Die Post-Probleme sind hingegen Altlasten geschuldet: So sank das operative Ergebnis um fast die Hälfte auf 592 Millionen Euro ab, unter dem Strich blieben 301 Millionen Euro übrig. Das sind 60 Millionen Euro weniger als im Vorjahreszeitraum. Die Abwicklung des praxisuntauglichen Elektrotransporters Streetscooter (JF 12/20), dessen Produktion in diesem Jahr eingestellt wird, verursacht hohe Kosten. 234 Millionen Euro wurden dabei in den politischen Sand gesetzt. Im vergangenen Jahr habe der Streetscooter rund 100 Millionen Euro Verlust gemacht.

Die Unterbrechung traditioneller Lieferketten aufgrund der Handels- und Einreisebeschränkungen belastet auch den Post-Konzern, aber der Bestell-Boom, der an die Vorweihnachtszeit erinnert, gleicht das aus. Die weltweit 550.000 Post-Mitarbeiter sind im Dauereinsatz: „Es ist sehr schön zu sehen, daß wir die Weltwirtschaft am Laufen halten“, sagt Vorstandschef Frank Appel bei der Präsentation der Quartalszahlen. In der Spitze transportierte der Postbereich DHL rund neun Millionen Pakete pro Tag; das entspricht einer Steigerung um mehr als 40 Prozent im Vergleich zu normalen Zeiten.

Doch in barer Münze zahlt sich der hohe Arbeitseinsatz für die „Paket-Helden“ nicht aus. Während die Kommunikationsgewerkschaft DPV eine Einmalzahlung von 1.000 Euro fordert, denkt der Postvorstand an seine Aktionäre – darunter mit einem Fünftel der Bund über die KfW-Bank. „Eine Prämie ist nicht an der Zeit“, sagte Appel. „Ein Dauer-Dankeschön für diese Herausforderung ist zwar das Mindeste, aber kein anerkanntes Zahlungsmittel“, entgegnet DPV-Chefin Christina Dahlhaus. Die Verweigerung einer Corona-Leistungszulage sei ein Armutszeugnis.

Die sehr ungleiche Bezahlung der deutschen Postler ist aber ein Dauerthema. Im April legte der Konzern die Billigtochter Delivery mit dem klassischen Zustellbetrieb zusammen. Dort verdienen Angestellte deutlich schlechter. Hintergrund ist ein Sparprogramm von Appel, der den Gewinn der Brief- und Paketsparte um eine halbe Milliarde Euro erhöhen will. Die konkurrierende Dienstleistungsgewerkschaft Verdi hält die Sonderprämie für Paketzusteller für problematisch: „Diese einmaligen Zahlungen würden vom Arbeitgeber genutzt werden, um Nullrunden zu rechtfertigen“, warnt Verdi-Sprecher Stephan Teuscher.

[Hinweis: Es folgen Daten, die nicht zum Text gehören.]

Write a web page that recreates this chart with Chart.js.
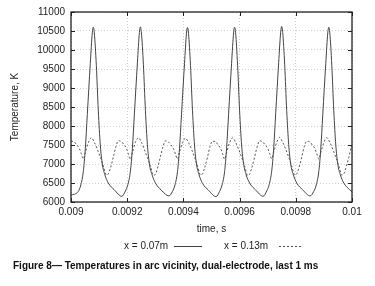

Statt dessen sollten bei den anstehenden Tarifverhandlungen Lohnerhöhungen für die Beschäftigten durchgesetzt werden.

Rücksichtnahme auf den US-Investor Blackrock?

Möglicherweise hängt die harte Haltung der Konzernspitze auch mit der Rücksichtnahme auf den größten Privatinvestor Blackrock zusammen, der zwischen fünf und sechs Prozent der Postaktien hält. Ende 2019 hatte die New Yorker Fondsgesellschaft noch geprahlt, die gigantische Summe von 7,4 Billionen Dollar zu verwalten. Bis zum 1. April brachen die von Blackrock verwalteten Vermögenswerte aber um 13 Prozent ein, der Quartalsgewinn reduzierte sich um 23 Prozent. Die kommenden Corona-Folgen sind da noch nicht eingerechnet. Der US-Investor, in dessen Aufsichtsrat der CDU-Mann Friedrich Merz lange mitwirkte, ist nach der KfW der zweitgrößte Anteilseigner.

Post-Boß Appel betont derzeit gern, daß es nicht die Zeit für Geschenke sei. „Wir wissen noch nicht, wie stark dahinter der Covid-Effekt steckt oder wie hoch die strukturellen Verschiebungen sein werden“, sagt er. Die meisten Handelsexperten prognostizieren aber, daß der Versandhandel auch nach Corona gefragt sein wird. Davon würde die Post unmittelbar profitieren. Die Gewerkschaften werden spätestens dann erneut auf der Matte stehen.